We can ignore their foibles, eccentricities, difficulties in personal relationships and the consequences of genetic inbreeding.  They are minor compared to those of many of the current European and UK leaders.  We can substitute “political” for “genetic”.  The effects of that are infinitely more serious and damaging to the business of ruling than the odd twitching of the DNA.

The Europe of the Habsburgs was a sprawling regime with its many parts rarely functioning in connection with the others.  It was a massive tax and wealth gathering entity which spent vast sums on prestige projects, personal palaces, and in enforcing the doctrines of which they and only they determined and defined.  

It was multi layered to a bewildering and complicated degree.  Most of the time of its functionaries was spend in working out who they were and what they were supposed to be doing.  If they found that out, then someone higher up would confound it, and it will all start again.

Public decrees would be made, laws and regulations issued, but how they came to be or why would be shrouded in deep secrecy, and only the powerful or the proximate would be party to any of it.  This meant that as you went down through the levels of administration, matters became slower and more uncertain.  Nobody quite knew what decisions might be made and when, unless, of course, they paid good money to find out and obtain the right result.

There was a proliferation of senior, high paying, posts to satisfy the many clients of the state, and as many of the highest gathered so many of them to themselves, then there was extensive delegation to much cheaper and junior officials whose only hope of survival was to extract as much income and as quickly as possible.   

The Empire had a monopoly of policing and military matters that were closely combined and under the instruction of the doctrinal and legal administrative classes and any reformers or opposition would be classed as rebellion or heresy and dealt with accordingly.

At the highest levels it was necessary to have connections and background that were absolutely correct.  Without the sixteen heraldic quarterings of the right families you could neither be admitted to nor held worthy of the elite.  Then it was ancestral because that was held to the test of rightness or wrongness. 

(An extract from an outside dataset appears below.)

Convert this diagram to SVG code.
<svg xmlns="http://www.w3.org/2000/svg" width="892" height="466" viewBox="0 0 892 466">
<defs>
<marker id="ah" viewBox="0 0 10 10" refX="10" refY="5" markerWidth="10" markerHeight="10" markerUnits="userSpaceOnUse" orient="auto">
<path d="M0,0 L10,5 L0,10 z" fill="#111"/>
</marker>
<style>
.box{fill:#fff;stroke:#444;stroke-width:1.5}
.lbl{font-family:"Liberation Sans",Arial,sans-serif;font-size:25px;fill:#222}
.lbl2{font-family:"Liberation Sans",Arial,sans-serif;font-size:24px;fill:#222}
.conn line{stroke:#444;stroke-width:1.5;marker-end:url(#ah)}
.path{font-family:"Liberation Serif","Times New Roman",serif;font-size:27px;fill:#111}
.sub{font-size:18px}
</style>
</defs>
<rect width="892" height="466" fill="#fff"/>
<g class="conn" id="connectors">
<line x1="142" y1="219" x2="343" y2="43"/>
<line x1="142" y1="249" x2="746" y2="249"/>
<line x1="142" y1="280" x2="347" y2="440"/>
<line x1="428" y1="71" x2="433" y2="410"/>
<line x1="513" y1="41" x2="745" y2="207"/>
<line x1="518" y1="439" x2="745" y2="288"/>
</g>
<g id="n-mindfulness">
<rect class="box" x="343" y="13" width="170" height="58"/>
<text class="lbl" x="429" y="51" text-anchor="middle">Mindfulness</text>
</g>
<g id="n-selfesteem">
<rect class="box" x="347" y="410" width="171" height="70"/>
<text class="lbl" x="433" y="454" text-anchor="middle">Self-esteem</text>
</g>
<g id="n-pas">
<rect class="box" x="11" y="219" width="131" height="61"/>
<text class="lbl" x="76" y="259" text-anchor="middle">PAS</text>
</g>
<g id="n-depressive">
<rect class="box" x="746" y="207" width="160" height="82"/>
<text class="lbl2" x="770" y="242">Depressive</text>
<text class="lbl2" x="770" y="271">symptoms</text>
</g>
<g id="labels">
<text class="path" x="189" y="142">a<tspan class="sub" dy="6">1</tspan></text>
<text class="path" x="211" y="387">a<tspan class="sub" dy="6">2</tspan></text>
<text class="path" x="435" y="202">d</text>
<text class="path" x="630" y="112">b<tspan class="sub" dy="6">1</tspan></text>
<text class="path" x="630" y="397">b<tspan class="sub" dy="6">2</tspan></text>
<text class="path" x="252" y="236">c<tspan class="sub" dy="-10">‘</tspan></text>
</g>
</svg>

Today there are other tests of political correctness that amount to the same thing.  The are boxes that contain the right configurations of display, beliefs, and membership.

Nobody really knew where the money went, and accounting was simply an exercise in writing fiction.  Who was supposed to get the money was one thing.  Who really benefited was quite another, sometimes completely random in effect, and at others going to people who had abused every office they held. 

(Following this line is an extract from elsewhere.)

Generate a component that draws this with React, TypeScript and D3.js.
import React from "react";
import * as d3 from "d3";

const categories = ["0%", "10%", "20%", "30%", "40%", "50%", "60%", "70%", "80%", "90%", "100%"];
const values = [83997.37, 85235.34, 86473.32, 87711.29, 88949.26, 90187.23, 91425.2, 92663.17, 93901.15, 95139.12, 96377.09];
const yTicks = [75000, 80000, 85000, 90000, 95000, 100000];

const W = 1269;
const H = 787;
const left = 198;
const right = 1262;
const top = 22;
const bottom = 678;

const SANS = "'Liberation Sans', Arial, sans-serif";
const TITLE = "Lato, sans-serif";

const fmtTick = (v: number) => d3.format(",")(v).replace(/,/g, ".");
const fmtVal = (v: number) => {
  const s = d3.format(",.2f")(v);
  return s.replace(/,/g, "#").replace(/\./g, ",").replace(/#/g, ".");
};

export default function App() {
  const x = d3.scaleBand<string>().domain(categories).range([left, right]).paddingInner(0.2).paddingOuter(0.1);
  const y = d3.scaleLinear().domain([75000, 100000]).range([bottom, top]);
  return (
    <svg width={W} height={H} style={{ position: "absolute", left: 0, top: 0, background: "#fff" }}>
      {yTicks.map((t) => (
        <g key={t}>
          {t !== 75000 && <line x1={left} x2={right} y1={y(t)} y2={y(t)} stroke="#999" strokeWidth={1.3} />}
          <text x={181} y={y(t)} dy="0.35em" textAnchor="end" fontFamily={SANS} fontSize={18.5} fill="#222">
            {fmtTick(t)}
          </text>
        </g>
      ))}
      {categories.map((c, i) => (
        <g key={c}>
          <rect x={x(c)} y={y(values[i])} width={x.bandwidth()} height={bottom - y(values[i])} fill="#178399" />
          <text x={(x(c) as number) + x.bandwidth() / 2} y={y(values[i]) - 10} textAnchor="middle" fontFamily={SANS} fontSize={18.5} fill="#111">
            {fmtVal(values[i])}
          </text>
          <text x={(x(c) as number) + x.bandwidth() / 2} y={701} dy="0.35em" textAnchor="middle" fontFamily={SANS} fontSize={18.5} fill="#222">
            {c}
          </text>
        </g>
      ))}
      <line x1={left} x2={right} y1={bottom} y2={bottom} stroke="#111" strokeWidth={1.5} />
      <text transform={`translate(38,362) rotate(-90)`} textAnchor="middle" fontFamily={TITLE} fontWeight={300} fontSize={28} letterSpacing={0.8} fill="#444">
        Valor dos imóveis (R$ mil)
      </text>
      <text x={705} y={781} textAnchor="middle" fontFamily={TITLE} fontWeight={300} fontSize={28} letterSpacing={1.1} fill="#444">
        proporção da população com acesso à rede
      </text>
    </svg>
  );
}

There were some political jurisdictions which held out against the Habsburg system, but in the 21st Century by the more effective methods of modern communications and means of propaganda they have been suborned and defeated. 

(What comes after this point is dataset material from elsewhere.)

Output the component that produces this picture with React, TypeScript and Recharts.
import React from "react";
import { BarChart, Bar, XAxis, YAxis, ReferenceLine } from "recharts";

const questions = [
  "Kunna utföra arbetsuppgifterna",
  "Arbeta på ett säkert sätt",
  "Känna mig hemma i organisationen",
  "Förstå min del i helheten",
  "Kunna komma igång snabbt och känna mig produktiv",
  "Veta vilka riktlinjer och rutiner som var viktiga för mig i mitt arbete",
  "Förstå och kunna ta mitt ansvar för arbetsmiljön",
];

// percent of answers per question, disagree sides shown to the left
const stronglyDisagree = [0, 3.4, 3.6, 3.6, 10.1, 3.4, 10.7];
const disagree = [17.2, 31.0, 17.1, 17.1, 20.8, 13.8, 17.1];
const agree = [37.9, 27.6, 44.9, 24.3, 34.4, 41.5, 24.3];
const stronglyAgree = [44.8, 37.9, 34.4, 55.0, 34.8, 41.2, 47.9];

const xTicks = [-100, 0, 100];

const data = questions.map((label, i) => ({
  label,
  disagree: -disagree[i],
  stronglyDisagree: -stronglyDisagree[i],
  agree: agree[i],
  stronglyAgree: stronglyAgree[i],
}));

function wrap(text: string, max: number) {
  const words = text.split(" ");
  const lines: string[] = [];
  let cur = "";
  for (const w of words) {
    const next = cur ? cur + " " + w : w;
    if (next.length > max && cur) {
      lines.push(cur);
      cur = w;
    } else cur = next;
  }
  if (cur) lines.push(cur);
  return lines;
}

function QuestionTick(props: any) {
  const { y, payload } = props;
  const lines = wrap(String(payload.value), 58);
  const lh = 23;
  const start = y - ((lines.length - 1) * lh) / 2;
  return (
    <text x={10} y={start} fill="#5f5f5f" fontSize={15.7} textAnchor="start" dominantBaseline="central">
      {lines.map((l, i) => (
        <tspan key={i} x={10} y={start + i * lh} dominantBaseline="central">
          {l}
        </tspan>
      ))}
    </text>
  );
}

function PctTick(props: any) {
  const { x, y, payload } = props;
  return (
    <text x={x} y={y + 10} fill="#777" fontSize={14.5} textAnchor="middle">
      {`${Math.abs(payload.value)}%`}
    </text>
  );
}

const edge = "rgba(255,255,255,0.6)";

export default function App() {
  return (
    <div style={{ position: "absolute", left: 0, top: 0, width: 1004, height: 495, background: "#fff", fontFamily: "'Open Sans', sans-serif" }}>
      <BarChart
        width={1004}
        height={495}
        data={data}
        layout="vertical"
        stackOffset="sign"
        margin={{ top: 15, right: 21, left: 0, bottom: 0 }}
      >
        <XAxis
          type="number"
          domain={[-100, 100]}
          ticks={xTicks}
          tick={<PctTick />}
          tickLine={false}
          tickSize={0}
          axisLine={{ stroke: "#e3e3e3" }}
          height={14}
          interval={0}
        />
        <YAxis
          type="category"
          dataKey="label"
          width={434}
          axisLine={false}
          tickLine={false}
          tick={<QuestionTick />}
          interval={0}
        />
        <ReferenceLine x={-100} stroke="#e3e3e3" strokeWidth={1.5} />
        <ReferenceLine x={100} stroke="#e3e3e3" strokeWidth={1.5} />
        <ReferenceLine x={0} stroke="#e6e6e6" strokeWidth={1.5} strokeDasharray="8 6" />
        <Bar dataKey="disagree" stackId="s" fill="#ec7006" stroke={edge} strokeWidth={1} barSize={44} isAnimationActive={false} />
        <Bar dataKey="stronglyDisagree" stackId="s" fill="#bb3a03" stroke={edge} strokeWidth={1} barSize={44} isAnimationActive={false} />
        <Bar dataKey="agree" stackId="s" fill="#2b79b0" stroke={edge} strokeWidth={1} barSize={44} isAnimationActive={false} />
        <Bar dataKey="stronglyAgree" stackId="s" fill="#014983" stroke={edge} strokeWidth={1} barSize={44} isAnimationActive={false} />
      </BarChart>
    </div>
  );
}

For almost a century Europe was freed of the last of the Habsburg heritage.  But it has been too difficult to shake them off.  They may not be back in person, but their political tradition has triumphed.  Their system is back, bigger and better than ever and we are all now subject.

At least we will not have dynastic or other European wars.

Well, not for a year or two.

2 comments:

  1. I enjoyed that, a good start to 2014. Plus ça change, plus c'est la même chose.

    ReplyDelete
  2. If you Gogle ""Beerdigung Otto von Habsburgs" you will see that he had at least a funeral fit for an Emperor. Apart from the Archdukes being in lounge suits rather than splendid uniforms , you could be back in the good old days, including the singing of the Imperial Anthem. In fact, the family continues to exercise considerable behind the scenes political influence. George von Habsburg was Hungarian ambassador for the negotiations to join the EU.
    Otto was influential in the "picnic" on the Hungarian border which resulted in East Germans being allowed to cross the border, thus bringing down the Berlin Wall and the Soviet Union. He was a big pal of Cardinal Ratzinger, later Pope Beneict.